The legendary Michael Johnson struggled to describe the Jamaican’s amazing feats as he shattered records and powers of description. By Anna Kessel.

“Come get me,” mouthed Usain Bolt into the television cameras. But after destroying his own world record to finish the 200m in 19.19 seconds, there is absolutely nobody on earth who can even think about chasing him.

Such was the strength of his performance that where the rest of the field finished did not even come into it. If it is not too embarrassing to note, Alonso Edward finished nearest to Bolt, if you can call 0.62 of a second near, to take the silver medal. Wallace Spearmon, considered to be the Jamaican’s greatest threat in this race, took bronze with a season’s best of 19.85. Having played down his chances of world records before the race Bolt, who turned 23, comprehensively razed his previous best. Ahead after just 70m, he pulled away down the home straight to beat his previous world record of 19.30 by the same margin with which he improved his 100m record on the night of August 16 — a whopping 0.11s. This time, though, he had not even trained for it properly.

Bolt has been reminding us all year of the four weeks training he lost after overturning his BMW M3 in a ditch in April. Thorns were embedded in his bare feet and he was unable to run a bend, and there were question marks over what kind of speed endurance he could come up with — especially in a diminished field, without competition from the defending champion, Tyson Gay.

Before the race Michael Johnson, from whom Bolt took the 200m world record in 2008, had argued that you cannot miss out on basic training without it affecting your performance. He noted that Bolt’s natural fortitude for the 100m would not wash in the 200m, that putting in the hours to improve his speed endurance was an essential requirement that brought even Bolt down to mere mortal standards.

With a minimum of fuss, Bolt dispensed of that theory. The question is, what on earth would he have done to the record had he prepared properly? In an event where the world record has been broken just four times — now five — since electronic timing began in 1977, compared to the 14 times the 100m record has fallen, Bolt’s achievement was simply extraordinary.

Such a run leaves us with many questions, not least how we can put into words such astonishing feats. Bolt has been called everything from an “alien” to a “freak”, and Johnson suggested that for these kind of performances language simply fails us. “He’s just so much better than everyone else that it’s not enough to say: ‘He’s the best,’ or ‘He’s so much better than everyone else,’” Johnson said. “It’s just not enough. It’s not appropriate.”

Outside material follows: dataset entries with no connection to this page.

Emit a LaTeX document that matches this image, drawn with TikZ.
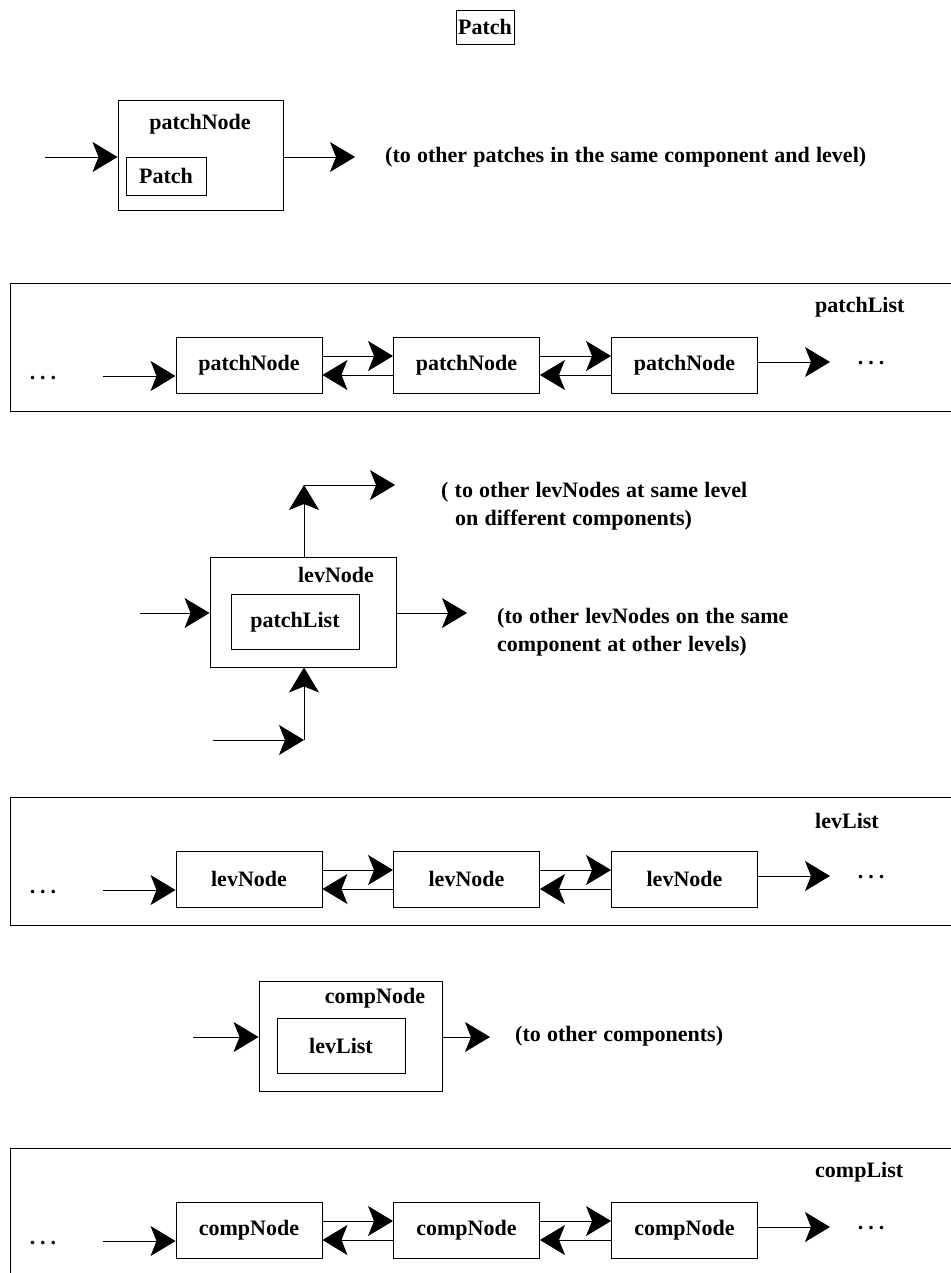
\documentclass[tikz,border=0pt]{standalone}
\usepackage{fontspec}
\setmainfont{Liberation Serif}
\usetikzlibrary{arrows.meta}
\tikzset{
  every node/.style={font=\fontsize{22}{28}\selectfont\bfseries},
  box/.style={draw, line width=0.9pt, inner sep=0pt},
  lbl/.style={inner sep=0pt},
  arr/.style={line width=0.9pt, -{Stealth[length=25pt,width=30pt,inset=6pt]}},
  ln/.style={line width=0.9pt}
}
\newcommand\mydots{.\hspace{5pt}.\hspace{5pt}.}
\newcommand\drawlist[4]{%
  \draw[ln] (955,#1) -- (10,#1) -- (10,{#1+128}) -- (955,{#1+128});
  \node[lbl, anchor=west] (#4lab) at (815,{#1+24}) {#2};
  \node[box, minimum width=146pt, minimum height=56pt] (#4a) at (249,{#1+82}) {#3};
  \node[box, minimum width=146pt, minimum height=56pt] (#4b) at (466.5,{#1+82}) {#3};
  \node[box, minimum width=146pt, minimum height=56pt] (#4c) at (684.5,{#1+82}) {#3};
  \node[lbl] (#4dl) at (43,{#1+95}) {\mydots};
  \node[lbl] (#4dr) at (871,{#1+80}) {\mydots};
  \coordinate (#4in) at (103,{#1+93});
  \draw[arr] (#4in) -- (#4in -| #4a.west);
  \coordinate (#4up) at (0,{#1+73});
  \coordinate (#4lo) at (0,{#1+92});
  \draw[arr] (#4up -| #4a.east) -- (#4up -| #4b.west);
  \draw[arr] (#4lo -| #4b.west) -- (#4lo -| #4a.east);
  \draw[arr] (#4up -| #4b.east) -- (#4up -| #4c.west);
  \draw[arr] (#4lo -| #4c.west) -- (#4lo -| #4b.east);
  \coordinate (#4out) at (830,{#1+79});
  \draw[arr] (#4out -| #4c.east) -- (#4out);
}
\begin{document}
\begin{tikzpicture}[x=1pt,y=-1pt]
\useasboundingbox (0,0) rectangle (950,1273);

% top Patch
\node[box, minimum width=58pt, minimum height=34pt] (top) at (485,27) {Patch};

% patchNode
\node[box, minimum width=165pt, minimum height=110pt] (pn) at (200.5,155) {};
\node[lbl] (pnl) at (200,124) {patchNode};
\node[box, minimum width=80pt, minimum height=38pt] (pnp) at (166,176) {Patch};
\coordinate (pnin) at (45,157);
\draw[arr] (pnin) -- (pnin -| pn.west);
\coordinate (pnout) at (355,157);
\draw[arr] (pnout -| pn.east) -- (pnout);
\node[lbl, anchor=west] (pntxt) at (385,157) {\fontdimen2\font=6.2pt (to other patches in the same component and level)};

% patchList
\drawlist{283}{patchList}{patchNode}{pl}

% levNode
\node[box, minimum width=186pt, minimum height=110pt] (lv) at (303,612) {};
\node[lbl] (lvl) at (336,575) {levNode};
\node[box, minimum width=128pt, minimum height=55pt] (lvp) at (295,622) {patchList};
\coordinate (lvup) at (304,485);
\coordinate (lvupr) at (395,485);
\draw[arr] (lvup |- lv.north) -- (lvup);
\draw[arr] (lvup) -- (lvupr);
\node[lbl, anchor=west, align=left] (lvtxt1) at (441,506) {( to other levNodes at same level\\\hspace*{14pt}on different components)};
\coordinate (lvin) at (140,613);
\draw[arr] (lvin) -- (lvin -| lv.west);
\coordinate (lvout) at (467,613);
\draw[arr] (lvout -| lv.east) -- (lvout);
\node[lbl, anchor=west, align=left] (lvtxt2) at (497,632) {(to other levNodes on the same\\component at other levels)};
\coordinate (lvb) at (304,740);
\coordinate (lvbl) at (213,740);
\draw[arr] (lvbl) -- (lvb);
\draw[arr] (lvb) -- (lvb |- lv.south);

% levList
\drawlist{797}{levList}{levNode}{ll}

% compNode
\node[box, minimum width=183pt, minimum height=110pt] (cn) at (350.5,1036) {};
\node[lbl] (cnl) at (375,998) {compNode};
\node[box, minimum width=128pt, minimum height=55pt] (cnp) at (341,1045.5) {levList};
\coordinate (cnin) at (193,1037);
\draw[arr] (cnin) -- (cnin -| cn.west);
\coordinate (cnout) at (490,1037);
\draw[arr] (cnout -| cn.east) -- (cnout);
\node[lbl, anchor=west] (cntxt) at (515,1036) {(to other components)};

% compList
\drawlist{1148}{compList}{compNode}{cl}
\end{tikzpicture}
\end{document}
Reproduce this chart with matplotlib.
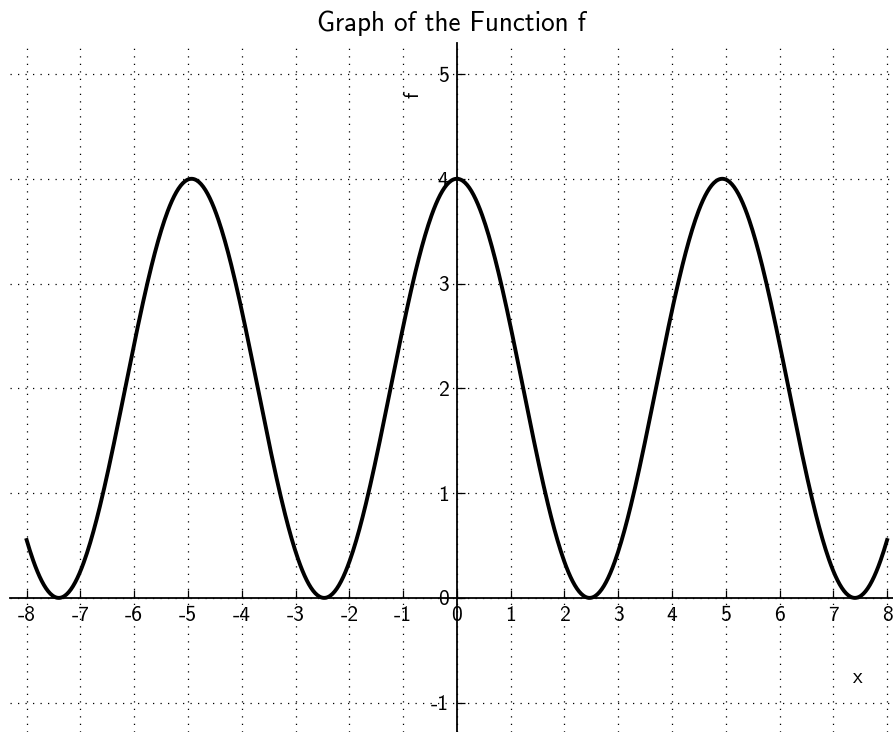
import numpy as np
import matplotlib
matplotlib.use("Agg")
import matplotlib.pyplot as plt

plt.rcParams['font.family'] = ['cmss10', 'DejaVu Sans']
plt.rcParams['axes.unicode_minus'] = False
plt.rcParams['mathtext.fontset'] = 'cm'

# f(x) = amp * cos^2(k x): peaks of 4 at 0 and +-4.93
amp = 4.0
k = 2 / np.pi
x_range = (-8, 8)
x_ticks = list(range(-8, 9))
y_ticks = list(range(-1, 6))

x = np.linspace(x_range[0], x_range[1], 800)
f = amp * np.cos(k * x) ** 2

fig = plt.figure(figsize=(8.93, 7.32), dpi=100)
ax = fig.add_axes([10 / 893, 0, 883 / 893, 689 / 732])

ax.plot(x, f, color='black', lw=2.8, zorder=3)

ax.set_xlim(-8.31, 8.11)
ax.set_ylim(-1.28, 5.296)

ax.spines['left'].set_position(('data', 0))
ax.spines['bottom'].set_position(('data', 0))
ax.spines['top'].set_visible(False)
ax.spines['right'].set_visible(False)
for s in ('left', 'bottom'):
    ax.spines[s].set_linewidth(1.3)

ax.set_xticks(x_ticks)
ax.set_xticklabels([str(t) for t in x_ticks])
ax.set_yticks(y_ticks)
ax.set_yticklabels([str(t) for t in y_ticks])
ax.tick_params(direction='in', length=6, width=0.9, labelsize=15.5, pad=6)

ax.grid(True, color='black', linestyle=(0, (1, 5)), linewidth=0.9)

ax.set_xlabel('x', fontsize=15)
ax.xaxis.set_label_coords(0.960, 0.093)
ax.set_ylabel('f', fontsize=15)
ax.yaxis.set_label_coords(0.467, 0.925)

ax.set_title('Graph of the Function f', fontsize=19.5, pad=9)

fig.savefig('out.png', dpi=100)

Those words are music to the sport’s ears, for Bolt has become box-office. He is the only athlete to fill the Berlin Olympic stadium to the roof, where on other nights whole stands remained empty. On his warm up T-shirt he bore the slogan, “Ich bin ein Berlino” — the name of the mascot bear at these championships. But in truth it is Bolt who is the real mascot here.

In the 110m hurdles Britain’s William Sharman, competing at his first major championships, ran a personal best to finish fourth in 13.30 seconds. The 24-year-old former decathlete was picked out as a future hurdles talent after taking part in a masterclass at Loughborough University three years ago. Formerly coached by Gladiators referee John Anderson, the Nigerian-born Sharman was the official timekeeper in the show’s last series.